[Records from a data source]
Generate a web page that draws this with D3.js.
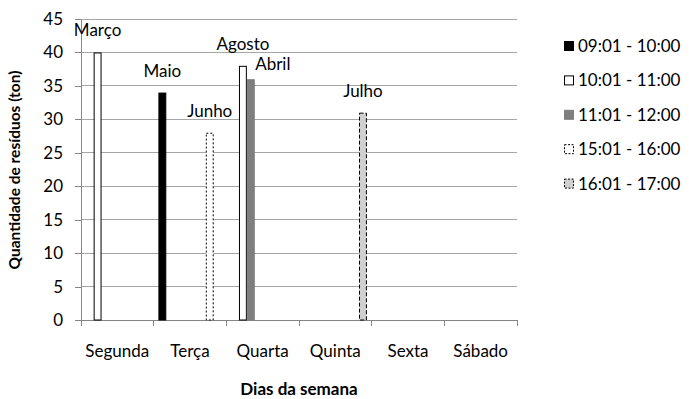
<!DOCTYPE html>
<html>
<head>
<meta charset="utf-8">
<script src="https://cdn.jsdelivr.net/npm/d3@7"></script>
<style>
  html, body { margin: 0; padding: 0; background: #fff; }
  svg { display: block; font-family: Lato, "Open Sans", sans-serif; }
</style>
</head>
<body>
<svg id="chart" width="689" height="399"></svg>
<script>
// Days of the week (categories)
const days = ["Segunda", "Terça", "Quarta", "Quinta", "Sexta", "Sábado"];

// Hourly time slots; every slot keeps its place inside a day group
const slots = ["09:01 - 10:00", "10:01 - 11:00", "11:01 - 12:00", "12:01 - 13:00",
               "13:01 - 14:00", "14:01 - 15:00", "15:01 - 16:00", "16:01 - 17:00"];

// Waste amount (ton) per slot and day; null = no record
const s0901 = [null, 34, null, null, null, null];
const s1001 = [40, null, 38, null, null, null];
const s1101 = [null, null, 36, null, null, null];
const s1201 = [null, null, null, null, null, null];
const s1301 = [null, null, null, null, null, null];
const s1401 = [null, null, null, null, null, null];
const s1501 = [null, 28, null, null, null, null];
const s1601 = [null, null, null, 31, null, null];

// Month name written above each recorded bar
const m0901 = [null, "Maio", null, null, null, null];
const m1001 = ["Março", null, "Agosto", null, null, null];
const m1101 = [null, null, "Abril", null, null, null];
const m1501 = [null, "Junho", null, null, null, null];
const m1601 = [null, null, null, "Julho", null, null];

const yTicks = [0, 5, 10, 15, 20, 25, 30, 35, 40, 45];

const seriesValues = [s0901, s1001, s1101, s1201, s1301, s1401, s1501, s1601];
const seriesMonths = [m0901, m1001, m1101, null, null, null, m1501, m1601];

// Drawing style per slot
const styles = {
  "09:01 - 10:00": { fill: "#000000", stroke: "#000000", dash: null },
  "10:01 - 11:00": { fill: "#ffffff", stroke: "#000000", dash: null },
  "11:01 - 12:00": { fill: "#7f7f7f", stroke: "#7f7f7f", dash: null },
  "15:01 - 16:00": { fill: "#ffffff", stroke: "#000000", dash: "2,2" },
  "16:01 - 17:00": { fill: "#d0d0d0", stroke: "#000000", dash: "4,2" }
};

const svg = d3.select("#chart");
const plot = { left: 81, right: 517, top: 19, bottom: 320 };
const fontSize = 17;

const x0 = d3.scaleBand().domain(days).range([plot.left, plot.right]).padding(0);
const x1 = d3.scaleBand().domain(slots).range([0, x0.bandwidth()])
  .paddingInner(0).paddingOuter(0.6);
const y = d3.scaleLinear().domain([0, 45]).range([plot.bottom, plot.top]);

// Horizontal gridlines
svg.append("g").selectAll("line").data(yTicks.filter(t => t > 0)).join("line")
  .attr("x1", plot.left).attr("x2", plot.right)
  .attr("y1", d => y(d)).attr("y2", d => y(d))
  .attr("stroke", "#a6a6a6").attr("stroke-width", 1)
  .attr("shape-rendering", "crispEdges");

// Y axis
const yAxis = svg.append("g")
  .attr("transform", `translate(${plot.left},0)`)
  .call(d3.axisLeft(y).tickValues(yTicks).tickSize(6).tickPadding(12).tickSizeOuter(0));
yAxis.select(".domain").attr("stroke", "#868686").attr("shape-rendering", "crispEdges");
yAxis.selectAll(".tick line").attr("stroke", "#868686").attr("shape-rendering", "crispEdges");
yAxis.selectAll(".tick text").attr("font-size", fontSize).attr("fill", "#000")
  .attr("font-family", "Lato, sans-serif");

// X axis: category boundary ticks
const xAxisG = svg.append("g");
xAxisG.append("line")
  .attr("x1", plot.left).attr("x2", plot.right)
  .attr("y1", plot.bottom).attr("y2", plot.bottom)
  .attr("stroke", "#868686").attr("shape-rendering", "crispEdges");
const bounds = days.map(d => x0(d)).concat([x0(days[days.length - 1]) + x0.bandwidth()]);
xAxisG.selectAll("line.tk").data(bounds).join("line").attr("class", "tk")
  .attr("x1", d => d).attr("x2", d => d)
  .attr("y1", plot.bottom).attr("y2", plot.bottom + 6)
  .attr("stroke", "#868686").attr("shape-rendering", "crispEdges");
xAxisG.selectAll("text").data(days).join("text")
  .attr("x", d => x0(d) + x0.bandwidth() / 2)
  .attr("y", plot.bottom + 37)
  .attr("text-anchor", "middle")
  .attr("font-size", fontSize)
  .text(d => d);

// Bars
const records = [];
slots.forEach((slot, si) => {
  seriesValues[si].forEach((v, di) => {
    if (v != null) {
      records.push({ slot, day: days[di], value: v,
        month: seriesMonths[si] ? seriesMonths[si][di] : null });
    }
  });
});

const bw = x1.bandwidth();
svg.append("g").selectAll("rect").data(records).join("rect")
  .attr("x", d => x0(d.day) + x1(d.slot) + 0.5)
  .attr("y", d => y(d.value) + 0.5)
  .attr("width", bw - 1)
  .attr("height", d => y(0) - y(d.value) - 0.5)
  .attr("fill", d => styles[d.slot].fill)
  .attr("stroke", d => styles[d.slot].stroke)
  .attr("stroke-width", 1)
  .attr("stroke-dasharray", d => styles[d.slot].dash);

// Month labels above bars (Abril nudged right and down so it clears Agosto)
const labelNudge = { "Abril": [22, 7] };
svg.append("g").selectAll("text").data(records.filter(d => d.month)).join("text")
  .attr("x", d => x0(d.day) + x1(d.slot) + bw / 2 + (labelNudge[d.month] ? labelNudge[d.month][0] : 0))
  .attr("y", d => y(d.value) - 16 + (labelNudge[d.month] ? labelNudge[d.month][1] : 0))
  .attr("text-anchor", "middle")
  .attr("font-size", fontSize)
  .text(d => d.month);

// Axis titles
svg.append("text")
  .attr("transform", `translate(20,${170}) rotate(-90)`)
  .attr("text-anchor", "middle")
  .attr("font-size", 15.5).attr("font-weight", "bold")
  .text("Quantidade de resíduos (ton)");
svg.append("text")
  .attr("x", 299).attr("y", 395)
  .attr("text-anchor", "middle")
  .attr("font-size", 17).attr("font-weight", "bold")
  .text("Dias da semana");

// Legend: only the slots that hold records
const legendSlots = slots.filter(s => styles[s]);
const lg = svg.append("g").selectAll("g").data(legendSlots).join("g")
  .attr("transform", (d, i) => `translate(564,${46 + i * 34.4})`);
lg.append("rect")
  .attr("x", 0.5).attr("y", -4.5).attr("width", 9).attr("height", 9)
  .attr("fill", d => styles[d].fill)
  .attr("stroke", d => styles[d].stroke)
  .attr("stroke-dasharray", d => styles[d].dash ? "2,1.5" : null);
lg.append("text")
  .attr("x", 14).attr("y", 6)
  .attr("font-size", fontSize)
  .text(d => d);
</script>
</body>
</html>
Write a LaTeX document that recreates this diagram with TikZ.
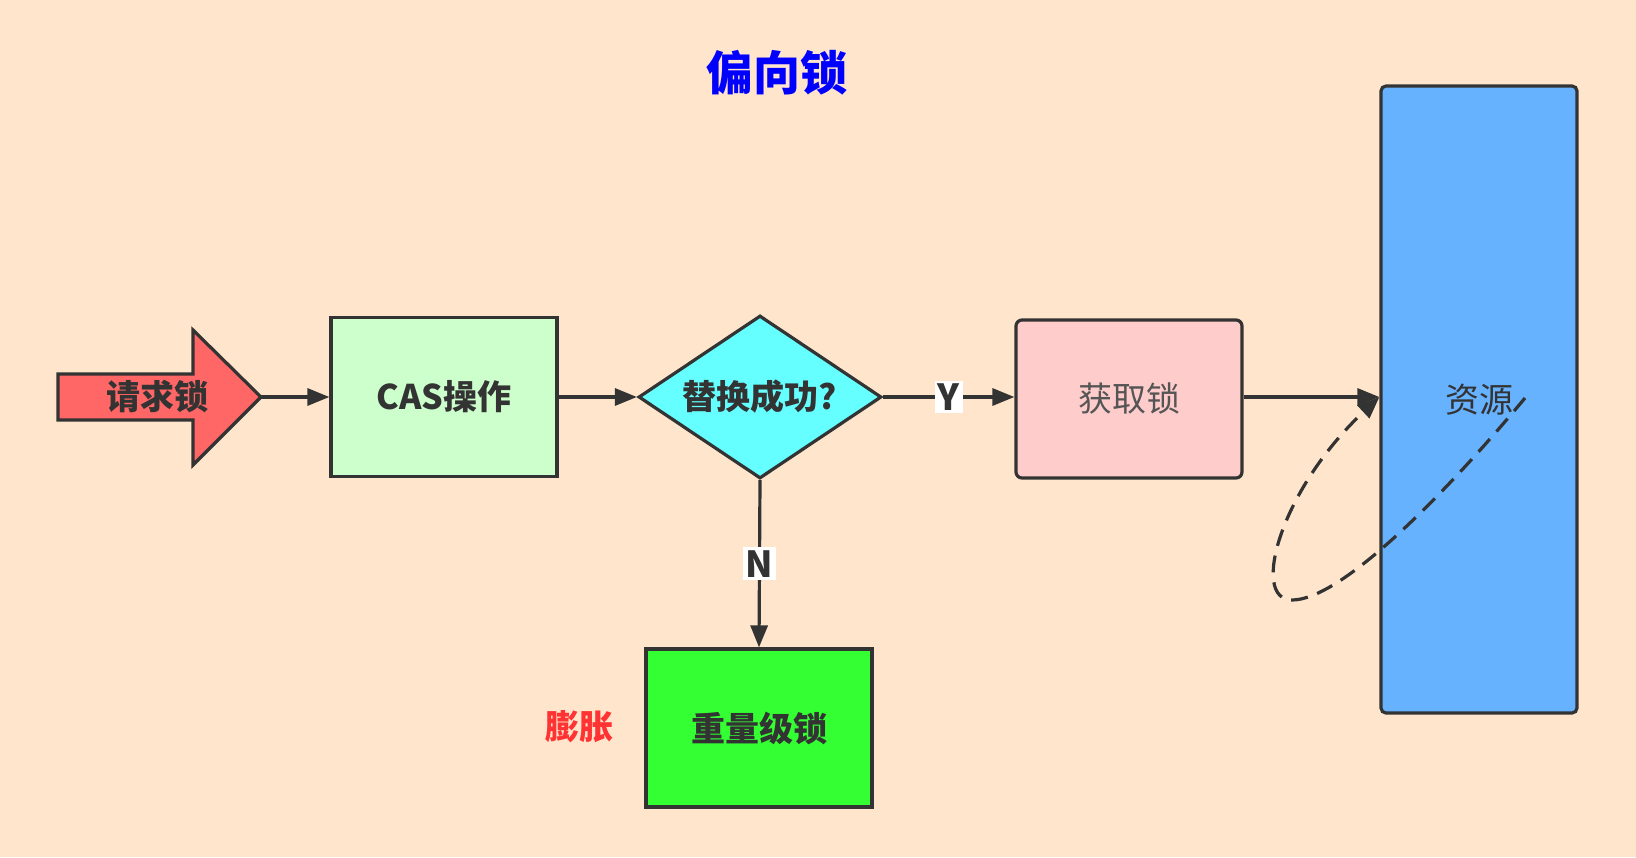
\documentclass[tikz,border=0pt]{standalone}
\usepackage{fontspec}
\setmainfont{Noto Sans CJK SC}
\usetikzlibrary{shapes.geometric,arrows.meta}
\definecolor{bgc}{RGB}{255,229,204}
\definecolor{linec}{RGB}{51,51,51}
\definecolor{txtc}{RGB}{51,51,51}
\definecolor{arrowc}{RGB}{255,102,102}
\definecolor{casc}{RGB}{204,255,204}
\definecolor{diac}{RGB}{102,255,255}
\definecolor{getc}{RGB}{255,204,204}
\definecolor{resc}{RGB}{102,178,255}
\definecolor{heavyc}{RGB}{51,255,51}
\definecolor{pzc}{RGB}{255,51,51}
\begin{document}
\begin{tikzpicture}[x=1pt,y=-1pt,
  boxst/.style={draw=linec, line width=3.2pt, inner sep=0pt, text=txtc,
    font=\fontsize{34pt}{40pt}\selectfont\bfseries},
  conn/.style={draw=linec, line width=3.2pt, -{Triangle[length=22pt,width=17pt]}},
  lbl/.style={fill=white, inner sep=3pt, text=txtc,
    font=\fontsize{36pt}{40pt}\selectfont\bfseries}]
\fill[bgc] (0,0) rectangle (1636,857);
\useasboundingbox (0,0) rectangle (1636,857);
% title
\node[text=blue, font=\fontsize{47pt}{50pt}\selectfont\bfseries] (title) at (777,73) {偏向锁};
% request arrow
\draw[draw=linec, line width=3.2pt, fill=arrowc, line join=miter]
  (58,374) -- (193,374) -- (193,330) -- (261,397) -- (193,465) -- (193,420) -- (58,420) -- cycle;
\coordinate (reqtip) at (261,397);
\node[text=txtc, font=\fontsize{34pt}{40pt}\selectfont\bfseries] (req) at (157,397) {请求锁};
% nodes
\node[boxst, fill=casc, minimum width=226pt, minimum height=159pt] (cas) at (444,397) {CAS操作};
\node[boxst, diamond, aspect=1.5, fill=diac, minimum width=243pt, minimum height=163pt] (dia) at (760,397) {替换成功?};
\node[boxst, rounded corners=6pt, fill=getc, minimum width=226pt, minimum height=158pt,
  font=\fontsize{34pt}{40pt}\selectfont, text={rgb,255:red,85;green,85;blue,85}] (get) at (1129,399) {获取锁};
\node[boxst, rounded corners=5pt, fill=resc, minimum width=196pt, minimum height=627pt,
  font=\fontsize{34pt}{40pt}\selectfont] (res) at (1479,399.5) {资源};
\node[boxst, fill=heavyc, minimum width=226pt, minimum height=158pt] (heavy) at (759,728) {重量级锁};
\node[text=pzc, font=\fontsize{34pt}{40pt}\selectfont\bfseries] (pz) at (579,727) {膨胀};
% connectors
\draw[conn] (reqtip) -- (cas.west);
\draw[conn] (cas.east) -- (dia.west);
\draw[conn] (dia.east) -- node[lbl] (ylab) {Y} (get.west |- dia.east);
\draw[conn] (dia.south) -- node[lbl] (nlab) {N} (heavy.north);
\draw[conn] (get.east |- dia.east) -- (res.west |- dia.east);
\coordinate (dstart) at (1525,398);
\draw[conn, dash pattern=on 17pt off 10pt]
  (dstart) .. controls (1440,500) and (1340,600) .. (1292,600)
  .. controls (1250,600) and (1280,490) .. (res.west |- dia.east);
\end{tikzpicture}
\end{document}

**Brief:** Pull out every line above that holds the word "this".

**Final answer:**
Generate a web page that draws this with D3.js.
Write a LaTeX document that recreates this diagram with TikZ.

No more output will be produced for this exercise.